June 12, 2014

Student team pitches mobile app idea to Silicon Valley judges

Young women thrilled by opportunity to take part in Technovation Challenge world finals

A group of engineering and computer science students from the University of Calgary is one of ten teams chosen from hundreds of teams around the world to advance to the world finals of the Technovation Challenge, an entrepreneurship program and competition for young women to imagine, design, develop and pitch a mobile app.

The team, CalgTech, has developed an app called Crop2Community that provides a complete list of where to buy local food in the city along with features such as a clock that indicates what food is in season. The students — the only Canadians and the only ones at the university level — will present their app to the judges, executives from high-tech companies including Dropbox and LinkedIn, in Silicon Valley on June 18.

“Words cannot describe how excited we are,” says Danvy Tran, one of three students from the Schulich School of Engineering on the team. She says learning they had been chosen “was honestly an out-of-body experience…It's not often you get to pitch your mobile application idea in Silicon Valley to a panel of judges consisting of some of the top women in the tech industry.”

The world finals are the culmination of an intensive three-month, 50-hour curriculum that saw the students working with mentor Camille Kotke, a contract services co-ordinator with the Alberta government.

Mea Wang, an assistant professor in the Department of Computer Science in the Faculty of Science, is the regional co-ordinator of the Technovation program. “I’m really proud of the quality of the work the team pulled together,” says Wang. “They have done a fantastic job.”

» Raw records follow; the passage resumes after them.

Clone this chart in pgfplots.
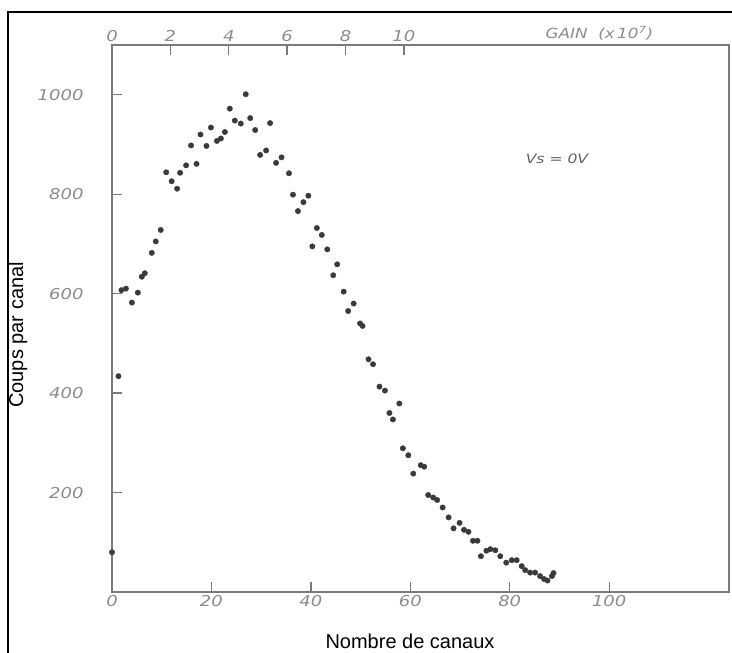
\documentclass[border=0pt]{standalone}
\usepackage{fontspec}
\setmainfont{Liberation Sans}
\newfontfamily\scanfont{DejaVu Sans}[FakeStretch=1.2]
\usepackage{pgfplots}
\pgfplotsset{compat=1.18}
\definecolor{axisgray}{HTML}{7A7A7A}
\definecolor{labgray}{HTML}{8C8C8C}
\definecolor{dotgray}{HTML}{3A3A3A}

\pgfplotstableread{
ch counts
0 80
1.3 434
1.9 607
2.8 610
4.0 582
5.2 602
6.0 634
6.6 641
8.0 682
8.8 705
9.8 728
10.9 844
12.0 826
13.1 811
13.7 843
14.9 858
15.9 898
17.0 861
17.8 920
19.0 897
19.9 934
21.1 907
21.9 912
22.7 925
23.7 972
24.7 948
25.9 942
26.9 1001
27.8 953
28.8 929
29.8 879
31.0 888
31.8 943
33.0 863
34.1 874
35.6 842
36.4 799
37.4 766
38.5 784
39.5 797
40.3 695
41.2 732
42.2 718
43.3 689
44.5 637
45.3 659
46.6 604
47.5 565
48.6 580
49.9 540
50.4 535
51.6 468
52.5 458
53.8 413
54.9 405
55.8 360
56.5 347
57.8 379
58.5 289
59.6 275
60.6 238
62.1 255
62.8 252
63.6 195
64.6 190
65.4 185
66.5 170
67.7 150
68.7 128
69.9 139
70.8 125
71.7 121
72.6 103
73.5 103
74.2 72
75.3 83
76.1 86
77.1 84
78.1 72
79.3 59
80.4 64
81.4 64
82.4 52
83.1 44
84.1 39
85.1 39
86.1 32
86.9 26
87.6 23
88.5 32
88.8 38
}\spectrum

\begin{document}
\begin{tikzpicture}
\useasboundingbox (0pt,0pt) rectangle (732pt,653pt);
% black frame of the scan (left and top edges)
\draw[line width=2pt] (8pt,-20pt) -- (8pt,641pt) -- (760pt,641pt);

\begin{axis}[
  at={(112pt,61pt)}, anchor=origin,
  scale only axis, width=617pt, height=547pt,
  xmin=0, xmax=124.1, ymin=0, ymax=1100,
  axis line style={axisgray, line width=1.4pt},
  xtick={0,20,...,100}, ytick={200,400,...,1000},
  tick align=inside, major tick length=10pt,
  tick style={axisgray, line width=1.3pt},
  xtick pos=bottom, ytick pos=left,
  /pgf/number format/assume math mode=true,
  /pgf/number format/1000 sep={},
  tick label style={font=\scanfont\itshape\fontsize{15}{15}\selectfont, text=labgray},
  yticklabel style={xshift=-25pt},
  xlabel={Nombre de canaux}, ylabel={Coups par canal},
  label style={font=\fontsize{20}{24}\selectfont},
  xlabel style={at={(axis description cs:0.483,-0.0896)}, anchor=center},
  ylabel style={at={(axis description cs:-0.1524,0.47)}, anchor=center},
  clip=false,
]
\addplot[only marks, mark=*, mark size=2.7pt, dotgray] table[x=ch, y=counts] {\spectrum};
\node[font=\scanfont\itshape\fontsize{13}{13}\selectfont, text=dotgray!80] at (axis cs:89.5,872) {Vs = 0V};
\end{axis}

\begin{axis}[
  at={(112pt,61pt)}, anchor=origin,
  scale only axis, width=617pt, height=547pt,
  xmin=0, xmax=21.14, ymin=0, ymax=1100,
  axis x line*=top, axis y line=none,
  axis line style={axisgray, line width=1.4pt},
  xtick={0,2,...,10},
  tick align=inside, major tick length=10pt,
  tick style={axisgray, line width=1.3pt},
  /pgf/number format/assume math mode=true,
  tick label style={font=\scanfont\itshape\fontsize{15}{15}\selectfont, text=labgray},
  clip=false,
]
\node[font=\scanfont\itshape\fontsize{14}{14}\selectfont, text=labgray] at (axis cs:16.7,1124) {GAIN\ \ (x\,10\textsuperscript{7})};
\end{axis}
\end{tikzpicture}
\end{document}
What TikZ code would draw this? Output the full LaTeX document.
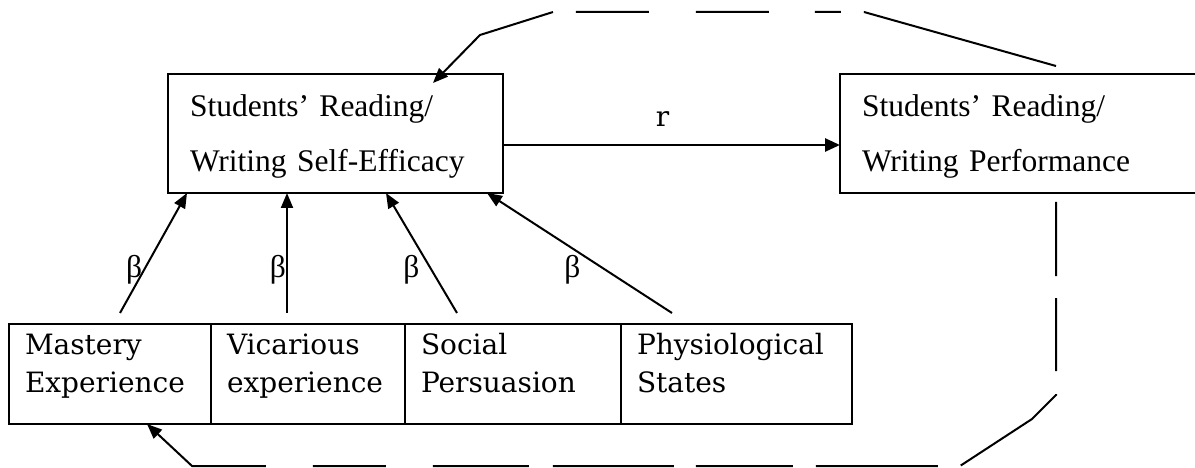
\documentclass[tikz,border=0pt]{standalone}
\usepackage{fontspec}
\usepackage{tikz}
\usetikzlibrary{arrows.meta, positioning, calc}

\newfontfamily\timesfont{Liberation Serif}
\newfontfamily\schoolfont{DejaVu Serif}

\tikzset{
  outcome/.style={draw, line width=2.6pt, outer sep=0pt, anchor=north west,
    inner xsep=22pt, inner ysep=0pt, align=left, text width=#1,
    text height=43pt, text depth=76pt, font=\timesfont\fontsize{31.5}{55}\selectfont},
  source/.style={draw, line width=2.6pt, outer sep=0pt,
    inner xsep=16pt, inner ysep=0pt, align=left, text width=#1,
    text height=30pt, text depth=70pt, font=\schoolfont\fontsize{28}{38}\selectfont},
  link/.style={line width=2pt, -{Triangle[length=15pt, width=12pt]}},
  feedback/.style={line width=2pt, -{Triangle[length=15pt, width=12pt]}},
  beta/.style={font=\timesfont\fontsize{31.5}{38}\selectfont, inner sep=0pt}
}

\begin{document}
\begin{tikzpicture}[x=1pt, y=-1pt]
\useasboundingbox (0,0) rectangle (1195,468);

% Self-efficacy and performance
\node[outcome=291pt] (selfeff) at (168,74) {Students’ Reading/\\Writing Self-Efficacy};
\node[outcome=336pt] (perf) at (840,74) {Students’ Reading/\\Writing Performance};

\draw[link, line width=2.6pt, -{Triangle[length=15pt, width=13pt]}]
    ([yshift=-11.5pt]selfeff.east) -- node[above=17pt, inner sep=0pt, xshift=-9pt,
    font=\schoolfont\fontsize{28}{38}\selectfont] {r} ([yshift=-11.5pt]perf.west);

% Four sources of self-efficacy
\node[source=170pt, anchor=north west] (mastery) at (9,324) {Mastery\\Experience};
\node[source=162pt, right=0pt of mastery] (vicarious) {Vicarious\\experience};
\node[source=184pt, right=0pt of vicarious] (social) {Social\\Persuasion};
\node[source=199pt, right=0pt of social] (physio) {Physiological\\States};

\coordinate (b1) at ([xshift=111pt, yshift=11pt]mastery.north west);
\coordinate (b2) at ([xshift=76pt, yshift=11pt]vicarious.north west);
\coordinate (b3) at ([xshift=52pt, yshift=11pt]social.north west);
\coordinate (b4) at ([xshift=51pt, yshift=11pt]physio.north west);

\draw[link] (b1) -- node[beta, pos=.36, xshift=-10pt] {β} ([xshift=19pt]selfeff.south west);
\draw[link] (b2) -- node[beta, pos=.36, xshift=-9pt] {β} ([xshift=119pt]selfeff.south west);
\draw[link] (b3) -- node[beta, pos=.36, xshift=-20pt] {β} ([xshift=218pt]selfeff.south west);
\draw[link] (b4) -- node[beta, pos=.36, xshift=-33pt] {β} ([xshift=319pt]selfeff.south west);

% Feedback loops
\draw[feedback, dash pattern=on 199.5pt off 23pt on 26pt off 46pt on 73pt off 47pt on 73pt off 23pt on 400pt]
    ([xshift=216pt, yshift=8pt]perf.north west) -- (864,12) -- (553,12) -- (480,35)
    -- ([xshift=265pt, yshift=-9pt]selfeff.north west);
\draw[feedback, dash pattern=on 74pt off 22pt on 73pt off 23pt on 120pt off 23pt on 122pt off 23pt on 97pt off 22pt on 121pt off 24pt on 96pt off 47pt on 73pt off 47pt on 400pt]
    ([xshift=216pt, yshift=-9pt]perf.south west) -- (1056,395) -- (1032,419) -- (960,466)
    -- (192,466) -- ([xshift=138pt]mastery.south west);
\end{tikzpicture}
\end{document}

The team members admit to being a little nervous but they have a lot of confidence in Crop2Community and they’re working hard — “practice, practice, practice” — to get ready for the final pitch.

When they started working on their app in March, it was just about learning technical, programming and marketing skills. “But as we went through the program, we started to consider releasing this app to the public,” says Tran.

Whether or not they win the grand prize of $5,000, the team is thrilled to be part of the Technovation Challenge. “It's also just a huge honour to be chosen as a finalist, so no matter what the outcome, we'll be proud of our accomplishments.”